**EXERCISE OBJECTIVE**
Begin with the first line of the material and write out each line exactly, ending with the line that contains "from matplotlib.lines import Line2D". Pictures are not part of the copy.

**DATA SHOWN**
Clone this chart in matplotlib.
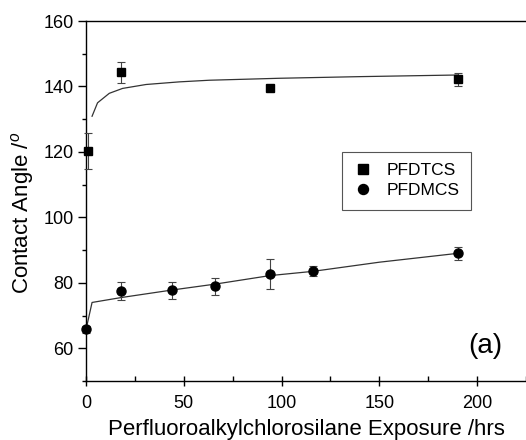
import matplotlib
matplotlib.use("Agg")
import matplotlib.pyplot as plt
from matplotlib.ticker import MultipleLocator
from matplotlib.lines import Line2D

plt.rcParams['font.family'] = ['Liberation Sans', 'DejaVu Sans']
plt.rcParams['mathtext.fontset'] = 'custom'
plt.rcParams['mathtext.rm'] = 'Liberation Sans'
plt.rcParams['mathtext.it'] = 'Liberation Sans:italic'

# PFDTCS data
tcs_x = [1, 18, 94, 190]
tcs_y = [120.2, 144.3, 139.5, 142.2]
tcs_err = [5.5, 3.3, 1.0, 2.0]

# PFDMCS data
mcs_x = [0, 18, 44, 66, 94, 116, 190]
mcs_y = [65.8, 77.4, 77.7, 78.9, 82.6, 83.6, 89.0]
mcs_err = [1.0, 2.7, 2.6, 2.7, 4.6, 1.5, 2.0]

# fitted curves
tcs_fit_x = [3.1, 5.9, 11.9, 18.7, 30.7, 47.7, 63, 98.8, 140, 190]
tcs_fit_y = [130.9, 135.0, 137.9, 139.4, 140.6, 141.4, 141.9, 142.5, 143.0, 143.5]
mcs_fit_x = [0.3, 3.1, 18, 44, 66, 94, 116, 150, 190]
mcs_fit_y = [66.5, 74.0, 75.5, 77.8, 79.6, 82.2, 83.5, 86.3, 89.0]

series_labels = ['PFDTCS', 'PFDMCS']

fig = plt.figure(figsize=(5.26, 4.4), dpi=100)
ax = fig.add_axes([86/526, 1-381/440, 1-86/526, (381-21)/440])

ax.plot(tcs_fit_x, tcs_fit_y, color='#333333', lw=0.9)
ax.plot(mcs_fit_x, mcs_fit_y, color='#333333', lw=0.9)

ax.errorbar(tcs_x, tcs_y, yerr=tcs_err, fmt='s', color='black', ms=5.5,
            ecolor='#444444', elinewidth=0.8, capsize=2.8, capthick=0.8,
            clip_on=False, zorder=3)
ax.errorbar(mcs_x, mcs_y, yerr=mcs_err, fmt='o', color='black', ms=6.5,
            ecolor='#444444', elinewidth=0.8, capsize=2.8, capthick=0.8,
            clip_on=False, zorder=3)

ax.set_xlim(0, 225)
ax.set_ylim(50, 160)
ax.spines['right'].set_visible(False)
for s in ['left', 'bottom', 'top']:
    ax.spines[s].set_linewidth(1.0)

ax.xaxis.set_major_locator(MultipleLocator(50))
ax.xaxis.set_minor_locator(MultipleLocator(25))
ax.yaxis.set_major_locator(MultipleLocator(20))
ax.yaxis.set_minor_locator(MultipleLocator(10))
ax.tick_params(axis='x', which='major', direction='inout', length=7, width=1.0,
               labelsize=13, pad=6.5)
ax.tick_params(axis='x', which='minor', direction='in', length=3.5, width=1.0)
ax.tick_params(axis='y', which='major', direction='out', length=5.5, width=1.0,
               labelsize=13, pad=3.5)
ax.tick_params(axis='y', which='minor', direction='out', length=3, width=1.0)
ax.tick_params(top=False, right=False, which='both')

ax.set_xlabel('Perfluoroalkylchlorosilane Exposure /hrs', fontsize=16, labelpad=5)
ax.set_ylabel(r'Contact Angle /$^{o}$', fontsize=16)
ax.yaxis.set_label_coords((36 - 86) / 440, 1 - (213 - 21) / 360)

handles = [Line2D([], [], ls='none', marker='s', color='black', ms=6.5),
           Line2D([], [], ls='none', marker='o', color='black', ms=7.2)]
leg = ax.legend(handles=handles, labels=series_labels,
                loc='upper left', bbox_to_anchor=((342 - 86) / 440, 1 - (152 - 21) / 360),
                borderaxespad=0, frameon=True, fancybox=False, edgecolor='#555555',
                framealpha=1, fontsize=12.5, handletextpad=0.8, borderpad=0.65,
                labelspacing=0.28, handlelength=1.1)
leg.get_frame().set_linewidth(0.8)

fig.text(485/526, 1-346/440, '(a)', fontsize=20, ha='center', va='center')

fig.savefig('out.png', dpi=100)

**OUTPUT FOR THIS TASK**
Clone this chart in matplotlib.
import matplotlib
matplotlib.use("Agg")
import matplotlib.pyplot as plt
from matplotlib.ticker import MultipleLocator
from matplotlib.lines import Line2D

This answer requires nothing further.